Among Latino workers, more than one in three held manufacturing or federal government jobs in 1970. That had fallen to fewer than one in four by 2010.
As the manufacturing jobs dwindled in Pueblo, the gaps between the county’s Latino and white residents widened.
Tapia and Aguilera said decades of not needing college or even high school degrees to get good paying manufacturing jobs came home to roost when the steel mill jobs disappeared.
Generations grew up thinking a college education was not necessary, Aguilera said.
“People up north used to say they’d hate to be in Pueblo because you got that big ugly steel mill,” said Tapia. “Well, the people that raised a family didn’t think it was big and ugly. They thought it was great and then it went away.”

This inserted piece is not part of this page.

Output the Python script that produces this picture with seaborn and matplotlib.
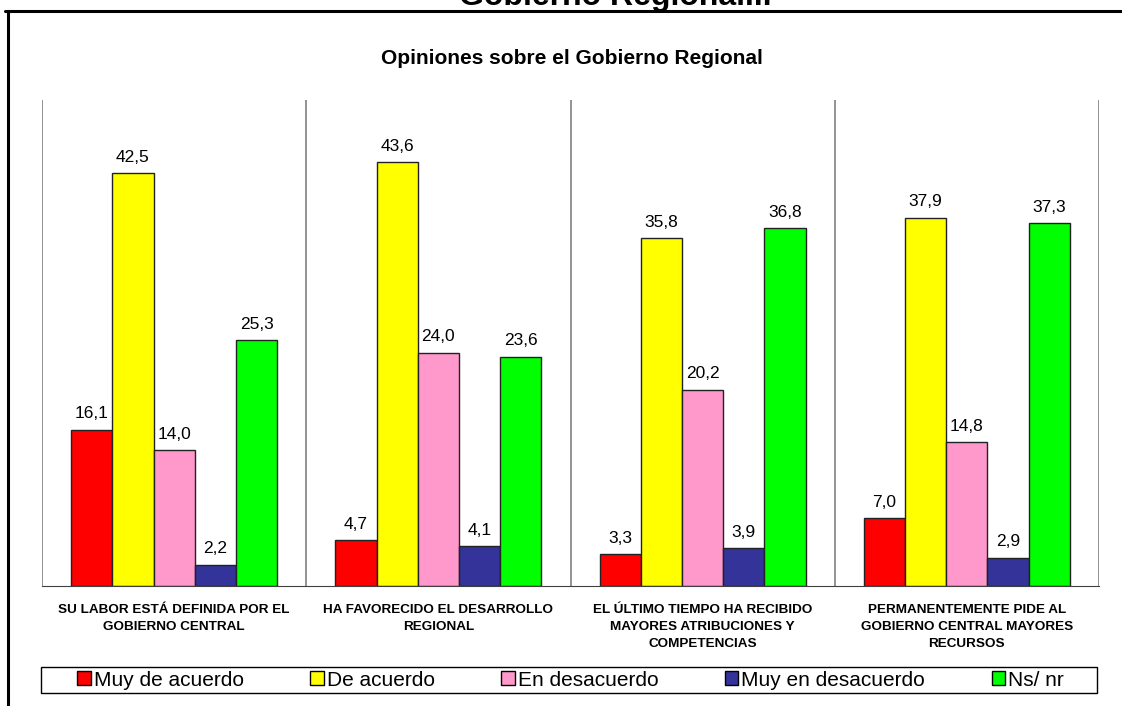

“A lot of it was their dad didn’t graduate, so they weren’t graduating,” Tapia said.
Many fathers wanted their daughters to stay home and raise families, rather than go to college, added Aguilera.
Consequently, the city has had to deal with a devastating high school drop-out rate.

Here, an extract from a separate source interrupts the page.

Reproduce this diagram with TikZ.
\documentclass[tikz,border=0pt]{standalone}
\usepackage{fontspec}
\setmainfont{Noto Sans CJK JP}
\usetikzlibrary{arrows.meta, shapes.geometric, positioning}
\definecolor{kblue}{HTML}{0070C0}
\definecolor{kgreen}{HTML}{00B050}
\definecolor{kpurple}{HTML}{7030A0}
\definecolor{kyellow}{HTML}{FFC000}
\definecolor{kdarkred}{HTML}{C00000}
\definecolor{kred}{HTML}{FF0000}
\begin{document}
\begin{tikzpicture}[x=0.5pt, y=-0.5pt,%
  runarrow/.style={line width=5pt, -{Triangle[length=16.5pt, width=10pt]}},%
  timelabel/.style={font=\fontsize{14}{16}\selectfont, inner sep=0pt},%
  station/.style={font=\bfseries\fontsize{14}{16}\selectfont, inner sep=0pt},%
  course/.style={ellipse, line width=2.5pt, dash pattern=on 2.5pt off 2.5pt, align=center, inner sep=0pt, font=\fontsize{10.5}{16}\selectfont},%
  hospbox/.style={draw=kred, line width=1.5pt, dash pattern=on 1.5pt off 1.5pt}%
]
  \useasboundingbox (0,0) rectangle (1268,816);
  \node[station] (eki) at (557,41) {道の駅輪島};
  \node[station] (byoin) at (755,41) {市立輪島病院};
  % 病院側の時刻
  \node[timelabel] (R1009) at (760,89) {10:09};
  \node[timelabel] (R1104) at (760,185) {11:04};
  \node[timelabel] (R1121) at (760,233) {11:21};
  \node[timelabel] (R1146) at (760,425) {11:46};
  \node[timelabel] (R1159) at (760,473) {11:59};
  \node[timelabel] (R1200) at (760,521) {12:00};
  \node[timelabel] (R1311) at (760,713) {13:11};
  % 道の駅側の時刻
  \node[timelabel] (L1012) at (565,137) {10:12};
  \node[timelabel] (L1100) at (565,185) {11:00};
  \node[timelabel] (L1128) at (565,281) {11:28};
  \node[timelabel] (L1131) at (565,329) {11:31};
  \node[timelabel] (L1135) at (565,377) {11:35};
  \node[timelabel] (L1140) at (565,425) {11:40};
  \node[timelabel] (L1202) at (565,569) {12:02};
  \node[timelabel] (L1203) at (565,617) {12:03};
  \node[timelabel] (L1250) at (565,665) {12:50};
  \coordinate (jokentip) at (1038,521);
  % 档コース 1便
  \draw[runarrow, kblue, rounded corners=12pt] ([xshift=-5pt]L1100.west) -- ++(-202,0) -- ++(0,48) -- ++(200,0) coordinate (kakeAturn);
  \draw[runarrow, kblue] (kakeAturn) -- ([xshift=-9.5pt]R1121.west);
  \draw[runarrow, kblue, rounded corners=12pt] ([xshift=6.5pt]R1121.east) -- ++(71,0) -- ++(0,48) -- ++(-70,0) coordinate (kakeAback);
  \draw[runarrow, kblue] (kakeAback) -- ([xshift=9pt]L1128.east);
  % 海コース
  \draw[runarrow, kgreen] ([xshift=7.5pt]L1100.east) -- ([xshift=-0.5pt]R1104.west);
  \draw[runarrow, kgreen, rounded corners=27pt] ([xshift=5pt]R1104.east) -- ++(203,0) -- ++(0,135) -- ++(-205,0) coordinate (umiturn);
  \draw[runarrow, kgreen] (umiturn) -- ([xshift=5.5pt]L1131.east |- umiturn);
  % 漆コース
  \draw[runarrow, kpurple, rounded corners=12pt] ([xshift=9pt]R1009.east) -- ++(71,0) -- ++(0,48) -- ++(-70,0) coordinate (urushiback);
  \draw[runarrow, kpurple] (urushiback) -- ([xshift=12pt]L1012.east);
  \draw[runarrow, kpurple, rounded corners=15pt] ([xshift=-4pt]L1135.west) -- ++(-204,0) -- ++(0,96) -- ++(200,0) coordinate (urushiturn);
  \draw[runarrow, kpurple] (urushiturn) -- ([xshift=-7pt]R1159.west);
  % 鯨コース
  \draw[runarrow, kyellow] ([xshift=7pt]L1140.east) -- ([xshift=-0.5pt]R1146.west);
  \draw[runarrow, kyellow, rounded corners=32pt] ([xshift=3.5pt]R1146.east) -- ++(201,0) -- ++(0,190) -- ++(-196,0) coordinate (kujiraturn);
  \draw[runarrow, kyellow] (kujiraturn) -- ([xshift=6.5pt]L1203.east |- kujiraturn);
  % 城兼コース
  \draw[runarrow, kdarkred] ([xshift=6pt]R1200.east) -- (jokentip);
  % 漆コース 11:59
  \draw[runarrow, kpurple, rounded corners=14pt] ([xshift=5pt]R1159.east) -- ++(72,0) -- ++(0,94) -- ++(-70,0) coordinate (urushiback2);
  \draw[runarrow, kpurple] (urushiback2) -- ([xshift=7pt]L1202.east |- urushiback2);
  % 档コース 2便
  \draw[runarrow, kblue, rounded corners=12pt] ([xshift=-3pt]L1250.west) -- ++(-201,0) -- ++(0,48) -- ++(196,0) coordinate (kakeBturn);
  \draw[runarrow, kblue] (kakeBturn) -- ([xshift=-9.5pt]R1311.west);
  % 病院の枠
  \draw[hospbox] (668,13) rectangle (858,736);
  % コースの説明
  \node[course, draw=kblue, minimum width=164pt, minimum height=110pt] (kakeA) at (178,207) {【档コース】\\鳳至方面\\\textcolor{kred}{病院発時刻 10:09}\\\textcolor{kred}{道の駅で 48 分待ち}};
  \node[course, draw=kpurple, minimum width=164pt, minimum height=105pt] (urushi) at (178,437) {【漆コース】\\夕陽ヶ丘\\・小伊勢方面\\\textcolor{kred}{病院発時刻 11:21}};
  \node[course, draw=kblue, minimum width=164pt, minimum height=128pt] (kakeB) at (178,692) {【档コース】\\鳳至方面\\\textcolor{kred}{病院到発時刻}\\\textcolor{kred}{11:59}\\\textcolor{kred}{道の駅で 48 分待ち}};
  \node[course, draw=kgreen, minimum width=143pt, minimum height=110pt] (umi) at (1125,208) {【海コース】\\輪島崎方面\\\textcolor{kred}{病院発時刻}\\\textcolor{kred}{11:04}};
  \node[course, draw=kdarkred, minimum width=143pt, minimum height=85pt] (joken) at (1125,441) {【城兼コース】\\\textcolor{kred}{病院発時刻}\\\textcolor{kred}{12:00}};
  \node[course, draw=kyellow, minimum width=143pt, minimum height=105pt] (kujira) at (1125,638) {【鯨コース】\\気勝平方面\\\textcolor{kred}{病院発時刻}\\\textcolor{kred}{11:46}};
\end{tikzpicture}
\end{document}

In 1994, a letter to the editor from a high school senior at Central High published in the Pueblo Chieftain brought the problem home. She wrote that she had 390 classmates in her freshman year and now two weeks from graduation only 187 remained.
“We were the ones stunned,” Aguilera recalled. “We had no idea. What happened to all of those kids?”
Teenage pregnancies in Pueblo rose to among the highest rates in Colorado, almost double the state rate.
“We have babies raising babies,” Aguilera said. The predominately Latino part of the city had the highest rate in Colorado of grandparents raising grandchildren.
As the decades went by, Latino median family incomes fell to 65 percent of white incomes. Home ownership rates fell to 58 percent and poverty hit more than one out of every four Latinos in the county.
“People up north used to say they’d hate to be in Pueblo because you got that big ugly steel mill,” said Tapia. “Well, the people that raised a family didn’t think it was big and ugly. They thought it was great and then it went away.”
“That is so scary,” said Ray Kogovsek, former congressman from Pueblo. “Right now the system isn’t working.”